As for Hughes, I think she feels very at home at Downton. When she was hemming and hawing in her office, did it seem to you that she was channeling Joan Fontaine in Rebecca, wringing hands and fretting feverishly? Fontaine's performance almost ruined that goddamn movie for me.
WG: Back to your earlier point regarding the patrician vibe of Lord Grantham, and the more rebellious (or selfish) interests of Mary. The broad themes aren't all that different than Mad Men (perhaps even MORE overrated than Clint Eastwood), which can be summed thusly: the times, they be a changing. The youth, they be crazy. The young aren't so willing to continue walking the traditional path, they react to a little injustice (Matthew fixing up the workers shacks on the grounds) or inequality, and they sure as shit are going to dress how they want.
OMD: Totally agree on Mad Men. Not. That. Great. All style. Very little substance. There isn't a single character on that show that I give an ounce of a shit about. Thankfully, the difference between the shows is that Downton is full of characters that are interesting and which the creator actually seems to care about. Mad Men has an interesting character.
WG: Fontaine almost ruined Rebecca, but Mrs. Danvers served as the inspiration for Henry Rollins curiously long career. Burn it down. I actually liked the first few seasons of Mad Men. There was some whimsy and oddness thrown in with the nostalgia, and it worked. A character had his foot run over by a lawn mower in the office. Little bits of Lynch type stuff. But now those flourishes are long gone. The nostalgia is the main thing, and that horse has been ridden to dust.

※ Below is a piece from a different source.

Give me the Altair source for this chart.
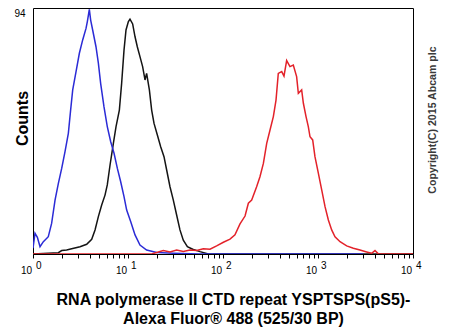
import altair as alt
import pandas as pd

# Fluorescence positions are read as log10 values; counts (0-94)
blue_log = [0.0, 0.021, 0.046, 0.074, 0.109, 0.161, 0.196, 0.232, 0.267, 0.302, 0.337, 0.372,
            0.396, 0.418, 0.453, 0.488, 0.523, 0.558, 0.572, 0.593, 0.607, 0.628, 0.663, 0.688,
            0.712, 0.747, 0.782, 0.818, 0.853, 0.888, 0.923, 0.958, 0.986, 1.028, 1.074, 1.126,
            1.196, 1.302, 1.477, 1.758, 3.477]
blue_cnt = [2.2, 7.9, 6.4, 2.8, 4.7, 6.6, 11.7, 20.6, 27.0, 32.7, 39.1, 46.1,
            55.0, 62.7, 69.7, 76.7, 81.8, 86.2, 88.8, 93.5, 89.4, 85.6, 79.2, 72.9,
            65.2, 56.3, 48.7, 42.9, 38.5, 32.7, 27.6, 21.9, 16.8, 12.4, 7.3, 3.4,
            1.5, 0.6, 0.3, 0.0, 0.0]

black_log = [0.0, 0.267, 0.302, 0.354, 0.407, 0.495, 0.565, 0.618, 0.653, 0.688, 0.723, 0.758,
             0.782, 0.811, 0.846, 0.874, 0.909, 0.933, 0.958, 0.979, 1.004, 1.021, 1.049,
             1.074, 1.098, 1.126, 1.154, 1.179, 1.196, 1.225, 1.249, 1.274, 1.309, 1.344,
             1.379, 1.407, 1.442, 1.477, 1.512, 1.547, 1.582, 1.625, 1.681, 1.758, 1.846, 4.0]
black_cnt = [0.0, 0.5, 1.3, 1.5, 2.0, 2.8, 3.7, 5.6, 9.2, 14.3, 18.7, 22.5,
             26.4, 34.0, 42.3, 48.7, 55.0, 65.2, 77.9, 85.6, 88.8, 89.7, 87.9,
             83.0, 79.2, 75.4, 71.6, 66.5, 69.0, 62.7, 55.0, 49.9, 45.5, 41.0,
             37.2, 32.1, 25.7, 20.6, 14.9, 9.2, 5.3, 2.8, 1.8, 0.9, 0.0, 0.0]

red_log = [0.0, 1.25, 1.302, 1.372, 1.442, 1.512, 1.582, 1.653, 1.723, 1.793, 1.863, 1.933,
           2.004, 2.074, 2.126, 2.179, 2.232, 2.267, 2.302, 2.354, 2.389, 2.425, 2.460,
           2.495, 2.530, 2.558, 2.582, 2.618, 2.642, 2.670, 2.705, 2.740, 2.775, 2.793,
           2.828, 2.846, 2.874, 2.898, 2.916, 2.944, 2.968, 3.004, 3.039, 3.074, 3.109,
           3.144, 3.179, 3.232, 3.302, 3.372, 3.442, 3.512, 3.565, 3.600, 3.635, 4.0]
red_cnt = [0.0, 0.0, 0.6, 1.3, 0.8, 1.5, 1.0, 1.5, 1.3, 2.0, 1.8, 3.1,
           4.5, 5.7, 7.3, 11.5, 14.5, 19.4, 20.6, 25.7, 29.5, 34.6, 42.3,
           47.4, 52.5, 58.8, 69.0, 69.7, 68.0, 73.9, 71.6, 72.2, 67.8, 61.4,
           62.7, 57.6, 52.5, 48.7, 44.8, 43.6, 37.2, 30.8, 24.5, 18.1, 13.0,
           9.2, 6.6, 4.7, 3.1, 2.2, 1.5, 0.8, 0.3, 1.3, 0.1, 0.0]

decades = [1, 10, 100, 1000, 10000]
decade_base = ["10", "10", "10", "10", "10"]
decade_exp = ["0", "1", "2", "3", "4"]
tick_values = [m * d for d in [1, 10, 100, 1000] for m in range(1, 10)] + [10000]

x_title = ["RNA polymerase II CTD repeat YSPTSPS(pS5)-", "Alexa Fluor\u00ae 488 (525/30 BP)"]
y_title = "Counts"
copyright_text = "Copyright(C) 2015 Abcam plc"

FONT = "Liberation Sans"


def series(logs, cnts):
    return pd.DataFrame({"fl": [10 ** v for v in logs], "count": cnts, "i": list(range(len(logs)))})


x_scale = alt.Scale(type="log", domain=[1, 10000], nice=False)
y_scale = alt.Scale(domain=[0, 94], nice=False, zero=True)

x_axis = alt.Axis(values=tick_values, labels=False, tickSize=4, tickColor="black", tickWidth=1,
                  domain=False, grid=False, title=x_title, titleFont=FONT, titleFontSize=16,
                  titleFontWeight="bold", titleColor="black", titleX=200, titleY=50,
                  titleBaseline="alphabetic", titleAlign="center", titleLineHeight=19, titleAngle=0)
y_axis = alt.Axis(values=[94], tickSize=0, domain=False, grid=False, labelFont=FONT,
                  labelFontSize=10, labelColor="black", labelPadding=8, labelBaseline="top",
                  title=y_title, titleFont=FONT, titleFontSize=16, titleFontWeight="bold",
                  titleColor="black", titleX=-6, titleY=110, titleAngle=270,
                  titleBaseline="alphabetic", titleAlign="center")

X = alt.X("fl:Q", scale=x_scale, axis=x_axis)
Y = alt.Y("count:Q", scale=y_scale, axis=y_axis)


def line(df, color):
    return alt.Chart(df).mark_line(color=color, strokeWidth=1.5, clip=True).encode(
        x=X, y=Y, order="i:Q")


black = line(series(black_log, black_cnt), "#141414")
blue = line(series(blue_log, blue_cnt), "#2b2bd6")
red = line(series(red_log, red_cnt), "#e3222a")

dec_df = pd.DataFrame({"fl": decades, "base": decade_base, "exp": decade_exp})
base_txt = alt.Chart(dec_df).mark_text(align="right", baseline="alphabetic", dx=-1, font=FONT,
                                       fontSize=10, color="black").encode(
    x=X, y=alt.value(266), text="base:N")
exp_txt = alt.Chart(dec_df).mark_text(align="left", baseline="alphabetic", dx=3, font=FONT,
                                      fontSize=10, color="black").encode(
    x=X, y=alt.value(261), text="exp:N")

copy_df = pd.DataFrame({"t": [copyright_text]})
copy_txt = alt.Chart(copy_df).mark_text(angle=270, align="center", baseline="middle", font=FONT,
                                        fontSize=10.6, fontWeight="bold", color="#3a3a3a").encode(
    x=alt.value(400), y=alt.value(112), text="t:N")

chart = alt.layer(black, blue, red, base_txt, exp_txt, copy_txt).properties(
    width=380, height=246,
    autosize=alt.AutoSizeParams(type="none"),
    padding={"left": 33, "top": 8, "right": 37, "bottom": 76},
    background="white",
).configure_view(stroke="black", strokeWidth=1)

chart.save("out.html", embed_options={"renderer": "svg", "actions": False})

OMD: I watched the first season and didn't care enough to continue on. Don's the one compelling character. The art direction and production design are fantastic, but the moments in which the show was truly great were so seldom that I simply gave up trying to care about the show. Having to wait four or five episodes to have one moment of transcendence like the carousel scene was simply too much for me to jump aboard with.
WG: To your original query, no, Hughes is at home at Downton. It has the same pull on her as it does for Lord Crawley. Mary also becomes more human with each episode. Takes some serious self-respect to deny a life of luxury because it wouldn't be legit. Matthew ain't that bad. I'd marry him in order to keep the dinner gong a relevant part of my lifestyle. My eyes may have deceived, but I thought I noticed the faintest kindling of a relationship between the two.
OMD: And I totally agree on the Mary front, though I never really saw her as anything more than capricious when I started watching the show. TSLF was watching this episode with me and was marvelling at how on the second time through, she was liking Mary a lot more. We had actually gotten into an argument about a month back about Mary and some plot points that haven't happened yet, but TSLF kept taking the non-Mary side of the issue, much to my dismay.
WG: Interesting. The stereotype would assume women to be naturally inclined to be sympathize with Mary's plight. Can't be an heir for ridiculously outdated reasons (the broad strokes of which were mocked beautifully on 30 Rock last week during one of the old timey news segment skits). Forced into a marriage she doesn't necessarily choose in order to keep her deadly buttocks inside Downtown Abbey, and a hand in mom's purse.
OMD: The point of contention was neither entail nor tail related. I'll refrain from going much further than that so as to protect you. I do like that Mary feels unfulfilled in the life that she is to live. Her describing it as sitting in a waiting room waiting for someone to marry is sad.
WG: You are a wise and gentle companion. It was sad. A realization that has been building since episode one. What good is that lifestyle if you can't get what makes you happy?
OMD: How much did you want to slap Edith for trying to insinuate that Lady Sybil was putting on weight? How dare she?
WG: I forgot about that! A very low blow. Very low. How about the Dowager acting as if she had sat on a bowl of demon fire when she landed in that swivel chair?
OMD: Hilarious. Her line about always having to fight an American was funny, too. That's what she gets for relying too much upon a cane though. If the cane doesn't turn into a sword, then it's not worth having. Those were words my grandmother put us to bed by.